Re: Breast Size (Was: Re: Homosexuality and genetic determinism)

Bryant (mycol1@unm.edu)
27 May 1995 09:25:37 -0600

In article <Pine.Sola.3.91.950526234535.16922D-100000@ux5.cso.uiuc.edu>,
Lemonhead <karpiak@bastard.org> wrote:
>>
> Why assume that just becuase men in modern Western culture find
>female breasts attractive that *all* men find breasts arousing? There is
>no evidence I am aware of that other cultures focus sexual attractiveness
>on the female breasts. I think out attraction has much much more to do
>with culturally-based cues- we cover them up, so there is an air of
>mystery about them.

That's a good point. Western men are more obsessed with breasts than the
Ache of the Amazon, for instance. I've heard it suggested that because
naked breasts in the West indicate that sexual access is forthcoming, it
excites Western men.
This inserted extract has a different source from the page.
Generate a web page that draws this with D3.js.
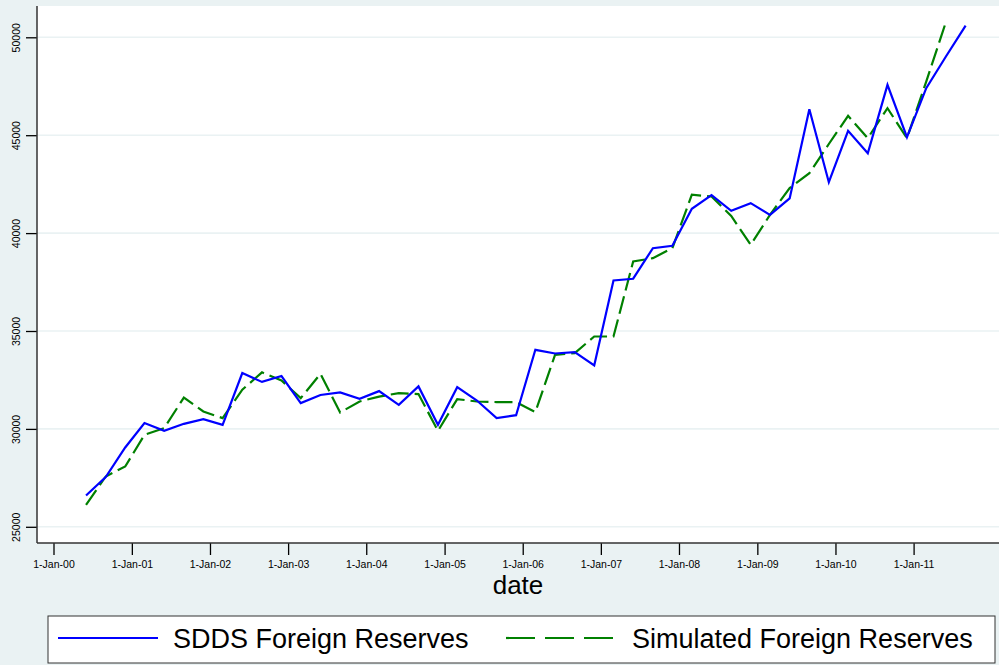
<!DOCTYPE html>
<html>
<head>
<meta charset="utf-8">
<script src="https://cdn.jsdelivr.net/npm/d3@7/dist/d3.min.js"></script>
<style>
  body { margin: 0; background: #eaf2f3; }
  svg { display: block; font-family: "Liberation Sans", Arial, sans-serif; }
</style>
</head>
<body>
<div id="chart"></div>
<script>
// Quarterly observation dates
var dates = ["2000-06-01","2000-09-01","2000-12-01","2001-03-01","2001-06-01","2001-09-01","2001-12-01",
  "2002-03-01","2002-06-01","2002-09-01","2002-12-01","2003-03-01","2003-06-01","2003-09-01","2003-12-01",
  "2004-03-01","2004-06-01","2004-09-01","2004-12-01","2005-03-01","2005-06-01","2005-09-01","2005-12-01",
  "2006-03-01","2006-06-01","2006-09-01","2006-12-01","2007-03-01","2007-06-01","2007-09-01","2007-12-01",
  "2008-03-01","2008-06-01","2008-09-01","2008-12-01","2009-03-01","2009-06-01","2009-09-01","2009-12-01",
  "2010-03-01","2010-06-01","2010-09-01","2010-12-01","2011-03-01","2011-06-01","2011-09-01"];

// SDDS foreign reserves (blue, solid)
var sdds = [26600, 27540, 29050, 30300, 29900, 30260, 30500, 30210, 32850, 32400,
  32700, 31320, 31730, 31860, 31540, 31930, 31230, 32170, 30210, 32130,
  31450, 30550, 30700, 34040, 33850, 33920, 33240, 37580, 37670, 39230,
  39350, 41240, 41940, 41140, 41530, 40930, 41770, 46330, 42600, 45220,
  44080, 47570, 44900, 47400, 49020, 50600];

// Simulated foreign reserves (green, dashed) - one quarter shorter
var simulated = [26120, 27570, 28080, 29700, 30040, 31600, 30890, 30550, 32000, 32890,
  32470, 31570, 32810, 30840, 31400, 31650, 31830, 31780, 29900, 31520,
  31400, 31370, 31370, 30860, 33780, 33870, 34720, 34720, 38550, 38720,
  39230, 41960, 41870, 40880, 39400, 40930, 42300, 43060, 44550, 45990,
  44850, 46380, 44850, 47740, 50780];

var yTicks = [25000, 30000, 35000, 40000, 45000, 50000];
var xTickLabels = ["1-Jan-00","1-Jan-01","1-Jan-02","1-Jan-03","1-Jan-04","1-Jan-05",
  "1-Jan-06","1-Jan-07","1-Jan-08","1-Jan-09","1-Jan-10","1-Jan-11"];
var xTickDates = ["2000-01-01","2001-01-01","2002-01-01","2003-01-01","2004-01-01","2005-01-01",
  "2006-01-01","2007-01-01","2008-01-01","2009-01-01","2010-01-01","2011-01-01"];

var width = 999, height = 665;
var plotLeft = 37, plotRight = 999, plotTop = 6, plotBottom = 543;

var parse = d3.timeParse("%Y-%m-%d");

var svg = d3.select("#chart").append("svg")
  .attr("width", width)
  .attr("height", height);

svg.append("rect")
  .attr("width", width).attr("height", height)
  .attr("fill", "#eaf2f3");

// plot region
svg.append("rect")
  .attr("x", plotLeft).attr("y", plotTop)
  .attr("width", plotRight - plotLeft).attr("height", plotBottom - plotTop)
  .attr("fill", "#ffffff");

var x = d3.scaleTime()
  .domain([parse("2000-01-01"), parse("2011-01-01")])
  .range([53.5, 913.6]);

var y = d3.scaleLinear()
  .domain([25000, 50000])
  .range([526.8, 37.3]);

// gridlines
svg.append("g").selectAll("line")
  .data(yTicks)
  .enter().append("line")
  .attr("x1", plotLeft).attr("x2", plotRight)
  .attr("y1", function(d) { return y(d); })
  .attr("y2", function(d) { return y(d); })
  .attr("stroke", "#eaf2f3")
  .attr("stroke-width", 1.6);

// y axis
var yAxis = svg.append("g")
  .attr("transform", "translate(" + plotLeft + ",0)")
  .call(d3.axisLeft(y).tickValues(yTicks).tickSize(11).tickFormat(d3.format("d")));
yAxis.select(".domain").remove();
yAxis.selectAll(".tick line").attr("stroke", "#000").attr("stroke-width", 1.3);
yAxis.selectAll(".tick text")
  .attr("transform", "rotate(-90)")
  .attr("x", 0).attr("y", -17.5)
  .attr("dy", 0)
  .attr("text-anchor", "middle")
  .attr("fill", "#000")
  .style("font-size", "10.5px")
  .style("font-family", "'Liberation Sans', Arial, sans-serif");

// x axis
var xAxis = svg.append("g")
  .attr("transform", "translate(0," + plotBottom + ")")
  .call(d3.axisBottom(x)
    .tickValues(xTickDates.map(parse))
    .tickSize(12)
    .tickFormat(function(d, i) { return xTickLabels[i]; }));
xAxis.select(".domain").remove();
xAxis.selectAll(".tick line").attr("stroke", "#000").attr("stroke-width", 1.3);
xAxis.selectAll(".tick text")
  .attr("y", 25).attr("dy", 0)
  .attr("fill", "#000")
  .style("font-size", "10.5px")
  .style("font-family", "'Liberation Sans', Arial, sans-serif");

// axis lines
svg.append("line")
  .attr("x1", plotLeft).attr("x2", plotLeft)
  .attr("y1", plotTop).attr("y2", plotBottom)
  .attr("stroke", "#333").attr("stroke-width", 1.5);
svg.append("line")
  .attr("x1", plotLeft).attr("x2", plotRight)
  .attr("y1", plotBottom).attr("y2", plotBottom)
  .attr("stroke", "#333").attr("stroke-width", 1.5);

// x axis title
svg.append("text")
  .attr("x", (plotLeft + plotRight) / 2)
  .attr("y", 594)
  .attr("text-anchor", "middle")
  .style("font-size", "26px")
  .text("date");

// series
var line = d3.line()
  .x(function(d) { return x(d.date); })
  .y(function(d) { return y(d.value); });

function toPoints(vals) {
  return vals.map(function(v, i) { return {date: parse(dates[i]), value: v}; });
}

svg.append("path")
  .datum(toPoints(simulated))
  .attr("d", line)
  .attr("fill", "none")
  .attr("stroke", "#008000")
  .attr("stroke-width", 2.2)
  .attr("stroke-dasharray", "18,6");

svg.append("path")
  .datum(toPoints(sdds))
  .attr("d", line)
  .attr("fill", "none")
  .attr("stroke", "#0000ff")
  .attr("stroke-width", 2.2);

// legend
var legend = svg.append("g");
legend.append("rect")
  .attr("x", 48).attr("y", 616)
  .attr("width", 947).attr("height", 47)
  .attr("fill", "#fff")
  .attr("stroke", "#333")
  .attr("stroke-width", 1);

legend.append("line")
  .attr("x1", 58).attr("x2", 158)
  .attr("y1", 638).attr("y2", 638)
  .attr("stroke", "#0000ff").attr("stroke-width", 2.2);
legend.append("text")
  .attr("x", 173).attr("y", 648)
  .style("font-size", "27px")
  .text("SDDS Foreign Reserves");

legend.append("line")
  .attr("x1", 506).attr("x2", 615)
  .attr("y1", 638).attr("y2", 638)
  .attr("stroke", "#008000").attr("stroke-width", 2.2)
  .attr("stroke-dasharray", "29,10");
legend.append("text")
  .attr("x", 632).attr("y", 648)
  .style("font-size", "27px")
  .text("Simulated Foreign Reserves");
</script>
</body>
</html>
Just like exposure of the female genetalia excites
Ache men, who see naked breasts every day, and consider the glances by
western male anthropologists rather odd.

But. I suspect that some minimal degree of development and normality (no
serious asymmetries, malformities, etc.) of breasts is considered
prerequesite for female beauty by even these men, to whom breasts are so
mundane.

> If anything, I would think that the human female breast evolved
>to *avoid* sexual attraction. There are certainly many such
>adaptiontions (concealed estruation for example) that seemed to have
>evolved in order to ease much of the sexual tension that must have been
>present in early hominid bands.

Unless you can explain why men would have preferred to mate with less
attractive women, you've just presented us with a group selectionist
argument.

Men in no culture I know of consider breasts unattractive; those
whose cultures cover them up are a bit more perved about seeing them, and
those who don't, tend to ignore them. If your hypothesis is
correct, shouldn't men prefer underdeveloped (or undeveloped) females?

Breast development accurately advertises hormonal profile, and hence,
fertility. Large breasts per se may be directly (and positively)
correlated with body fat deposits, which may well have been an important
cue of a female's survival potential, in our ancestral environs. (?)